China memiliki alasan untuk mencermati India. Bukan saja karena kedua negara kerap berbeda pandangan, namun juga karena India mulai menggoyang supremasi dan kemapanan China, termasuk dalam soal populasi.

India kini menyalip China sebagai penduduk terbanyak di dunia. China berpenduduk 1,425 miliar, sedangkan India berpenduduk 1,428 miliar.

Selisih yang tipis memang, tapi komposisi penduduk muda India jauh lebih besar ketimbang yang dimiliki China yang populasinya malah menua.

Dari kacamata ekonomi, itu adalah bonus demografi yang hebat yang menjadi faktor menguntungkan bagi India. Sekitar 200 juta penduduknya yang berusia muda menjadi jaminan ekonomi India bergerak lebih produktif, sehingga pertumbuhan ekonomi pun menjadi lebih kencang.

Buktinya, pada periode April-Juni 2023 pertumbuhan ekonomi India mencapai 7,8 persen. Sebaliknya pada periode berdekatan, sampai Maret 2023, pertumbuhan ekonomi China mencapai 4,5 persen. Angka itu naik dari 2,9 persen yang dicapai periode sama tahun sebelumnya, tapi masih jauh di bawah India.

Dana Moneter Internasional (IMF) pun memprediksikan pertumbuhan India sampai akhir tahun ini akan lebih tinggi dibandingkan China.

Kecenderungan itu membuat Perdana Menteri Narendra Modi yakin India akan segera menjadi negara dengan produk domestik bruto terbesar ketiga setelah AS dan China.


"Bharat" untuk "India"

Pertumbuhan ekonomi tinggi itu juga membuat India dilirik perusahaan-perusahaan dan investor-investor global, apalagi ada kecenderungan politik dari Barat untuk merelokasi asset-asset ekonomi mereka dari China ke India.

Kini, di panggung G20 yang tengah diketuainya, India berusaha memamerkan semua pencapaiannya itu yang melukiskan kebangkitan nasionalnya.

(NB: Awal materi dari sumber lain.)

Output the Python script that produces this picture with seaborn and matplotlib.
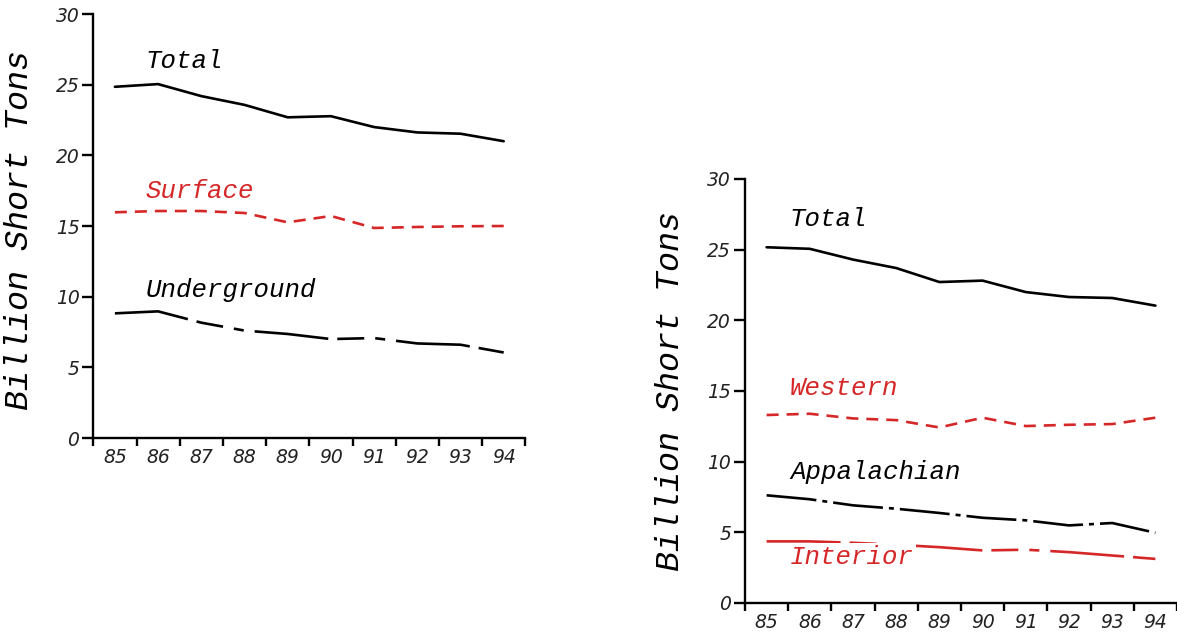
import numpy as np
import pandas as pd
import matplotlib
matplotlib.use("Agg")
import matplotlib.pyplot as plt
import seaborn as sns

# ---- data ----
years = ["85", "86", "87", "88", "89", "90", "91", "92", "93", "94"]

left_total = [24.85, 25.04, 24.19, 23.57, 22.69, 22.77, 22.0, 21.62, 21.53, 21.0]
left_surface = [15.97, 16.06, 16.06, 15.92, 15.26, 15.71, 14.86, 14.93, 14.98, 15.0]
left_underground = [8.82, 8.96, 8.16, 7.6, 7.36, 7.0, 7.07, 6.69, 6.6, 6.05]

right_total = [25.17, 25.06, 24.3, 23.7, 22.71, 22.81, 22.0, 21.65, 21.58, 21.04]
right_western = [13.3, 13.39, 13.06, 12.94, 12.42, 13.11, 12.52, 12.61, 12.66, 13.11]
right_appalachian = [7.62, 7.34, 6.91, 6.67, 6.37, 6.03, 5.85, 5.49, 5.66, 4.97]
right_interior = [4.36, 4.36, 4.26, 4.12, 3.95, 3.72, 3.77, 3.6, 3.36, 3.12]

left_names = ["Total", "Surface", "Underground"]
right_names = ["Total", "Western", "Appalachian", "Interior"]

y_ticks = [0, 5, 10, 15, 20, 25, 30]
ylabel = "Billion Short Tons"

RED = "#d62728"
BLACK = "#000000"
LW = 1.9
# dash patterns (in units of linewidth)
def px(*vals):
    return tuple(v * 0.72 / LW for v in vals)

dash_solid = ""
dash_even = px(12, 8)
dash_long = px(74, 9, 27, 11, 10, 11)
dash_dot = px(50, 6, 5, 6)

mono = ["Liberation Mono", "DejaVu Sans Mono"]

sns.set_theme(style="white")
plt.rcParams["font.family"] = ["DejaVu Sans"]

fig = plt.figure(figsize=(11.77, 6.34), dpi=100)
axL = fig.add_axes([93.3 / 1177, (634 - 438) / 634, 432 / 1177, 424 / 634])
axR = fig.add_axes([745 / 1177, (634 - 603) / 634, 432 / 1177, 424 / 634])


def make_df(names, series):
    rows = []
    for n, vals in zip(names, series):
        for i, v in enumerate(vals):
            rows.append({"x": i, "y": v, "series": n})
    return pd.DataFrame(rows)


dfL = make_df(left_names, [left_total, left_surface, left_underground])
dfR = make_df(right_names, [right_total, right_western, right_appalachian, right_interior])

sns.lineplot(data=dfL, x="x", y="y", hue="series", style="series", ax=axL,
             palette={"Total": BLACK, "Surface": RED, "Underground": BLACK},
             dashes={"Total": dash_solid, "Surface": dash_even, "Underground": dash_long},
             linewidth=LW, legend=False, zorder=2)
sns.lineplot(data=dfR, x="x", y="y", hue="series", style="series", ax=axR,
             palette={"Total": BLACK, "Western": RED, "Appalachian": BLACK, "Interior": RED},
             dashes={"Total": dash_solid, "Western": dash_even, "Appalachian": dash_dot,
                     "Interior": dash_long},
             linewidth=LW, legend=False, zorder=2)


def style_axis(ax, ylab_x, ylab_y):
    ax.set_xlim(-0.5, 9.5)
    ax.set_ylim(0, 30)
    ax.set_facecolor("none")
    for s in ["top", "right"]:
        ax.spines[s].set_visible(False)
    for s in ["left", "bottom"]:
        ax.spines[s].set_color("black")
        ax.spines[s].set_linewidth(1.7)
    ax.set_xticks(np.arange(-0.5, 10, 1))
    ax.set_xticklabels([])
    ax.set_xticks(range(len(years)), minor=True)
    ax.set_xticklabels(years, minor=True, fontsize=13.5, style="italic", color="#222222")
    ax.tick_params(axis="x", which="major", direction="out", length=6, width=1.7,
                   color="black", bottom=True)
    ax.tick_params(axis="x", which="minor", length=0, pad=7, bottom=True)
    ax.set_yticks(y_ticks)
    ax.set_yticklabels([str(t) for t in y_ticks], fontsize=13.5, style="italic", color="#222222")
    ax.tick_params(axis="y", direction="out", length=8, width=1.7, color="black", pad=2, left=True)
    ax.set_xlabel("")
    ax.set_ylabel(ylabel, fontsize=24, family=mono, style="italic", color="black")
    ax.yaxis.set_label_coords(ylab_x, ylab_y)
    ax.grid(False)
    for sp in ax.spines.values():
        sp.set_clip_on(False)


style_axis(axL, -0.134, 0.49)
style_axis(axR, -0.136, 0.50)

lab_kw = dict(fontsize=18.5, family=mono, style="italic", va="center", ha="left")
axL.text(0.70, 26.7, "Total", color=BLACK, **lab_kw)
axL.text(0.70, 17.5, "Surface", color=RED, **lab_kw)
axL.text(0.70, 10.5, "Underground", color=BLACK, **lab_kw)

axR.text(0.54, 27.2, "Total", color=BLACK, **lab_kw)
axR.text(0.54, 15.2, "Western", color=RED, **lab_kw)
axR.text(0.54, 9.27, "Appalachian", color=BLACK, **lab_kw)
axR.text(0.54, 3.25, "Interior", color=RED, zorder=5,
         bbox=dict(facecolor="white", edgecolor="none", pad=1.5), **lab_kw)

fig.savefig("out.png", dpi=100)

Narendra Modi sendiri berusaha menjadikan KTT G20 sebagai panggung untuk menaikkan gengsi global India.

Modi juga memanfaatkan KTT G20 untuk menunjukkan India sebagai negara yang tak cuma pandai beretorika membela negara berkembang yang biasa disebut "Global South", tapi juga aktif mencari terobosan-terobosan untuk negara-negara yang tertinggal dari yang lain.

Salah satu langkah untuk membuktikan tekad itu adalah berusaha memberikan kursi G20 kepada "Global South" dengan mengundang Uni Afrika menjadi anggota baru forum global yang tahun lalu diketuai Indonesia tersebut.

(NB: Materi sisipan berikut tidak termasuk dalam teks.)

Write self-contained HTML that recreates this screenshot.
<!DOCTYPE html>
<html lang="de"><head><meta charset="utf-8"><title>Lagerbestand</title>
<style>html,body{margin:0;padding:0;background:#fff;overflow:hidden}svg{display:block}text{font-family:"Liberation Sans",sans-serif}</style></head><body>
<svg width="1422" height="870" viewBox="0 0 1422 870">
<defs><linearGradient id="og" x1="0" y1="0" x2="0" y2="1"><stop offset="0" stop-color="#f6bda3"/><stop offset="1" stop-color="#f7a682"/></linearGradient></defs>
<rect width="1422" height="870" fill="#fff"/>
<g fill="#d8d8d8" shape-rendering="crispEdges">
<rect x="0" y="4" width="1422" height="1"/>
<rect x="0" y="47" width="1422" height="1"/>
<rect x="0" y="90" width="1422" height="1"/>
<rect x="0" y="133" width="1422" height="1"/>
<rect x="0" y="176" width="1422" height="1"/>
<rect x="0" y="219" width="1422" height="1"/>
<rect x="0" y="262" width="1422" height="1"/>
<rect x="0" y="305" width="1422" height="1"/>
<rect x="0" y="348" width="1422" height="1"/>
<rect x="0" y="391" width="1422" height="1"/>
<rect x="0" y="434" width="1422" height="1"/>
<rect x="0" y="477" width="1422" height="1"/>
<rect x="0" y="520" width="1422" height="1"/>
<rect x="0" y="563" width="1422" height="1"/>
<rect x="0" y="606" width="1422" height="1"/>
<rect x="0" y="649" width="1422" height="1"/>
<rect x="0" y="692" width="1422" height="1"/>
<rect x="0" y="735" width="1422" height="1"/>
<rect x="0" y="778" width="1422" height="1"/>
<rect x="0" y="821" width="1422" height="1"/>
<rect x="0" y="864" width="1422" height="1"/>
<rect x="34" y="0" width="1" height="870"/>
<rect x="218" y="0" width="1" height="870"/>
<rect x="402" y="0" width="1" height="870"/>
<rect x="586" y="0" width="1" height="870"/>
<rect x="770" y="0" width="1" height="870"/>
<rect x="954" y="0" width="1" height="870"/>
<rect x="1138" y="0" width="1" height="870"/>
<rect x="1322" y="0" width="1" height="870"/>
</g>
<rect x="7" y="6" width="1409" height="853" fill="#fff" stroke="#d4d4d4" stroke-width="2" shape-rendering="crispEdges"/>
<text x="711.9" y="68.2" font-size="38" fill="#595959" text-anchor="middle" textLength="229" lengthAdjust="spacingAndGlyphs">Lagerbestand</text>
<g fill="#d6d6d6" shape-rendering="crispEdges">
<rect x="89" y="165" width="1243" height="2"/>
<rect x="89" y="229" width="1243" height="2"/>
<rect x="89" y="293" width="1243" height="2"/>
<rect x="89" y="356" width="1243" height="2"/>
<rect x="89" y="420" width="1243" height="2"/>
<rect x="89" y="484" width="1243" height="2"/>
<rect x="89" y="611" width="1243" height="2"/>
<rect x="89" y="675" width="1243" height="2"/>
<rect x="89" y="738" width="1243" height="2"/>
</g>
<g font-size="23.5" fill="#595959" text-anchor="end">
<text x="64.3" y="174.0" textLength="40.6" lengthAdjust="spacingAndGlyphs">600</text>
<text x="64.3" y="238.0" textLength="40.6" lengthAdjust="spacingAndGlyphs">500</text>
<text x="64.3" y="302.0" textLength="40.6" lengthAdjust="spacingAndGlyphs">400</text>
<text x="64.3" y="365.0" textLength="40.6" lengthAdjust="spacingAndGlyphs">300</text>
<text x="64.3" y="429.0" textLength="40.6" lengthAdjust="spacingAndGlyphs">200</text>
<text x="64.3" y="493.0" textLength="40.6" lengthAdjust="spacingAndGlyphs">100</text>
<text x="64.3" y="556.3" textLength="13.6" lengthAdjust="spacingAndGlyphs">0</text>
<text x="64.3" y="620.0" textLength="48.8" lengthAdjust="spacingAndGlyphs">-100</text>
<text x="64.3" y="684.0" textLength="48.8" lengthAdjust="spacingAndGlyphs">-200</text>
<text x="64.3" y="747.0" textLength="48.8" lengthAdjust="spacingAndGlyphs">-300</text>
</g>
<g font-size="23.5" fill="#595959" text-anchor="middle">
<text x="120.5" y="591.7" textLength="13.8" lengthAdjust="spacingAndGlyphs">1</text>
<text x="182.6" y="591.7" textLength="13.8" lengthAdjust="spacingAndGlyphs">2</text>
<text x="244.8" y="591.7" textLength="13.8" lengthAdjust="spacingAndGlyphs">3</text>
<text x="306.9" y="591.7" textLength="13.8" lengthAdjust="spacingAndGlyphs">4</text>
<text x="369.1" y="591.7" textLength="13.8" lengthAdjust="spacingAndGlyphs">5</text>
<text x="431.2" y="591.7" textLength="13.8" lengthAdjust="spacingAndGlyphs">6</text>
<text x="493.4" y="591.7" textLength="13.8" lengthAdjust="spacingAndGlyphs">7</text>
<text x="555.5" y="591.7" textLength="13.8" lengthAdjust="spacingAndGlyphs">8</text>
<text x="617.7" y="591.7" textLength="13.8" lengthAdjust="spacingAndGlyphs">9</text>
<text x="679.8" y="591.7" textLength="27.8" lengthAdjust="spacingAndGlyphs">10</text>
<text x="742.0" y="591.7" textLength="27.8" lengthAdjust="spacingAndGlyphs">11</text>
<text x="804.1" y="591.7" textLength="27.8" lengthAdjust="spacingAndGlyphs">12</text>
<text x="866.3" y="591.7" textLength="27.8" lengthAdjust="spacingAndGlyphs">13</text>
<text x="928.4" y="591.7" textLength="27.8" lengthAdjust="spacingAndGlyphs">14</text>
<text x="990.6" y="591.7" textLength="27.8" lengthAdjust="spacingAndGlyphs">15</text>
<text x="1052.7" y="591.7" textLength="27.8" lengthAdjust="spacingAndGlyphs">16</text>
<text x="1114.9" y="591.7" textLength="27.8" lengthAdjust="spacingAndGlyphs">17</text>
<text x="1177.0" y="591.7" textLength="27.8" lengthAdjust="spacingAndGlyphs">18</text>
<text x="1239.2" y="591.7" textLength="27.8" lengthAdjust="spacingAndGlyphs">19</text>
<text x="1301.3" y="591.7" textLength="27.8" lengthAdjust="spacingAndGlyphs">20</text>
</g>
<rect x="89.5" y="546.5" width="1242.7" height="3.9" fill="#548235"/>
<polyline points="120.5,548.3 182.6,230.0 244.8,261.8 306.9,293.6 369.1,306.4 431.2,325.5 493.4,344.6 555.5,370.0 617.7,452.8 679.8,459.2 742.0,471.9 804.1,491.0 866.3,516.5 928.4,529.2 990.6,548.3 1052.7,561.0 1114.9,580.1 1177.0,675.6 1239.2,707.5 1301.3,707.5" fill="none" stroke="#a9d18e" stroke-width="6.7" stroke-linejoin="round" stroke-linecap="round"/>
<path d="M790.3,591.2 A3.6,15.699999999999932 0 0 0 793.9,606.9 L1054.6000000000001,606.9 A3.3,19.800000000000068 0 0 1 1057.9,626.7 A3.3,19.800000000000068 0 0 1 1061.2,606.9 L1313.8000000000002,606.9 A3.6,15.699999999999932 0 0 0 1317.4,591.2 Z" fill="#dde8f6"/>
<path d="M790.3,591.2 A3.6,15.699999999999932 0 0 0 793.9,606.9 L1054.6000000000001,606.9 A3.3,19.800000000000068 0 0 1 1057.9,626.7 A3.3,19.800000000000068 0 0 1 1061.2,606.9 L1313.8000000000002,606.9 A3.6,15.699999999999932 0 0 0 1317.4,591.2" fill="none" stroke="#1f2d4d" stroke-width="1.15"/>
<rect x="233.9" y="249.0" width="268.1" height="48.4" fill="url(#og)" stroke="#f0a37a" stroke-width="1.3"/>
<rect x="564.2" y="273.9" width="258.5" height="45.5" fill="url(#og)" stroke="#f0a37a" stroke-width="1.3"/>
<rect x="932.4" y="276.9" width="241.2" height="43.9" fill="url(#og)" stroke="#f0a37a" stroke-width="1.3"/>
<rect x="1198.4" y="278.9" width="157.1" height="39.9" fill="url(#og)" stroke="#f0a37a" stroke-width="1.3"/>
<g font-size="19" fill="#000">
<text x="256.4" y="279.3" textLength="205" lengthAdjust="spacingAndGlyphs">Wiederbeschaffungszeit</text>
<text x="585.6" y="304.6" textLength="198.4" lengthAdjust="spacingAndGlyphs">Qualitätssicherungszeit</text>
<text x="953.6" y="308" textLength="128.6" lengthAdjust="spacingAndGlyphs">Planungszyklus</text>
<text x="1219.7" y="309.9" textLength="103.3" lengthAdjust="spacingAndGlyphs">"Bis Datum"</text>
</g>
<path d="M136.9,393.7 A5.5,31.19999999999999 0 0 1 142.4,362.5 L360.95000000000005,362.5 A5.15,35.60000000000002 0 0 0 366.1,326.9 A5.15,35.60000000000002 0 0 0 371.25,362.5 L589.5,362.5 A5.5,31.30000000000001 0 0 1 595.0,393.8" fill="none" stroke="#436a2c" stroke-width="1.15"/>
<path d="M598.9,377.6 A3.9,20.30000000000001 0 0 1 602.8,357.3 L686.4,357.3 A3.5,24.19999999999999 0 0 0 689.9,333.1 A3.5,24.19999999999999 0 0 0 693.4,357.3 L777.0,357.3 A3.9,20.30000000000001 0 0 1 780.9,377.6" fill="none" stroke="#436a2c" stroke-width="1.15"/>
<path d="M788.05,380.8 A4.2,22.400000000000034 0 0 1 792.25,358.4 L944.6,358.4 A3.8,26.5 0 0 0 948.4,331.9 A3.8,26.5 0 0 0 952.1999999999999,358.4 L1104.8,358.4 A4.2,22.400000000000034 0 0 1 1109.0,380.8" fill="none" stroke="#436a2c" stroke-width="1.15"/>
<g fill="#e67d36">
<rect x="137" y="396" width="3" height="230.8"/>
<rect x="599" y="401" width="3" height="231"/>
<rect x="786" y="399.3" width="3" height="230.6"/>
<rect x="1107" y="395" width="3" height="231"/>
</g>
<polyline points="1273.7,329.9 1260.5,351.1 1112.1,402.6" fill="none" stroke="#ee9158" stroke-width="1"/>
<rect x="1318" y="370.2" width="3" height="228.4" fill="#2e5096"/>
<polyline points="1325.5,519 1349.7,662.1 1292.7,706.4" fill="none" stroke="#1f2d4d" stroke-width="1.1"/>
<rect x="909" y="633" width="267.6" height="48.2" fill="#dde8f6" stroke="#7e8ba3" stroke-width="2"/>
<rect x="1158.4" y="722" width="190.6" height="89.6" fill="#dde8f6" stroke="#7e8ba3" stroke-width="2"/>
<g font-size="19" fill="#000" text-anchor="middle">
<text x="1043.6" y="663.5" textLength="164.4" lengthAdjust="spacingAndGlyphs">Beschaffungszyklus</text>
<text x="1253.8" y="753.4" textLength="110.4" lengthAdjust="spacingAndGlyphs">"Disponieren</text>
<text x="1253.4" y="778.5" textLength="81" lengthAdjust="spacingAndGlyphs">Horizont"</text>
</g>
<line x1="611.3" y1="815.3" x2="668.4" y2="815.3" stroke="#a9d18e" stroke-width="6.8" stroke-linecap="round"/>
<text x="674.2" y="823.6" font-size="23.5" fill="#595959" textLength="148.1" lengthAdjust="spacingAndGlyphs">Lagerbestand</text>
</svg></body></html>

India memang memiliki rekam jejak yang panjang dalam membela dunia berkembang. Adalah India yang aktif menyalurkan vaksin COVID-19 kepada negara-negara miskin selama pandemi dua tahun lalu.

Modi bahkan berusaha memberi kesan kepada dunia dan "Global South" bahwa India berusaha menghilangkan jejak-jejak lama kolonialisme seperti dialami "Global South", termasuk rencana mengubah nama "India", menjadi "Bharat" yang bercorak asli India, jauh sebelum agama-agama modern seperti Islam dan Kristen masuk India.

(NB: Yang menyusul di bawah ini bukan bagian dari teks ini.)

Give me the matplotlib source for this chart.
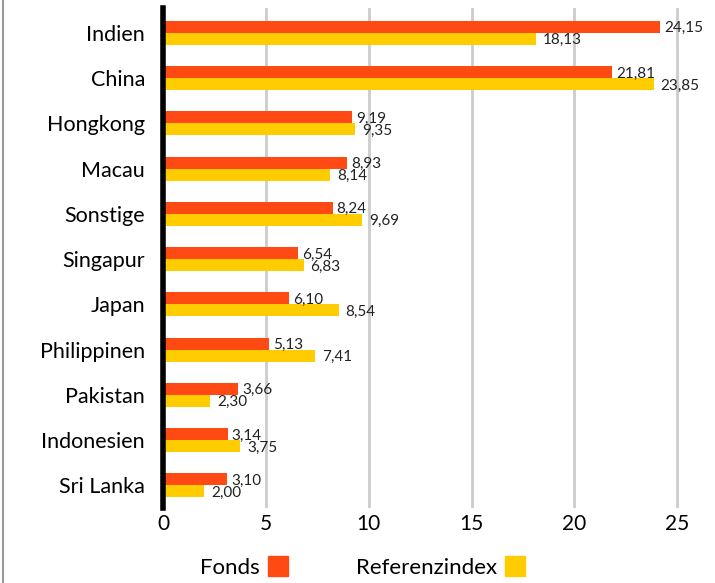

"Bharat" adalah kata dari bahasa Sansekerta, yang artinya kira-kira sama merujuk kepada "India".

Saking ingin menduniakan rencana mengubah nama negara itu, pemerintah Modi menyebarkan surat undangan menghadiri KTT G20 kepada para pemimpin dunia, atas nama "Presiden Bharat", bukan "Presiden India". Presiden India saat ini adalah Droupadi Murmu.

Upaya mengubah India menjadi "Bharat" itu sendiri ditentang kubu oposisi, yang mengkhawatirkan India bakal semakin tidak toleran kepada kaum minoritas, termasuk kepada 200-an juta warga Muslim India.

Di sisi lain, kekhawatiran oposisi India bahwa "Bharat" akan memicu sektarianisme akut itu malah menyingkapkan kekurangan India, yang membuat China terlihat memiliki keunggulan komparatif yang besar dibandingkan India, dalam kaitan dengan faktor-faktor yang turut menentukan stabilitas nasional, yang adalah penting bagi pembangunan ekonomi.

Apakah pesan-pesan nasionalisme dan kebangkitan India itu tersampaikan dalam KTT G20 dua hari ke depan, bisa dilihat dari produk KTT G20 India tersebut.

Namun, sejumlah kalangan khawatir ketiadaan Xi Jinping dan Presiden Rusia Vladimir Putin, bakal membuat KTT G20 kali ini tak menciptakan konsensus dan komunike bersama, terlebih dalam soal perang Ukraina-Rusia.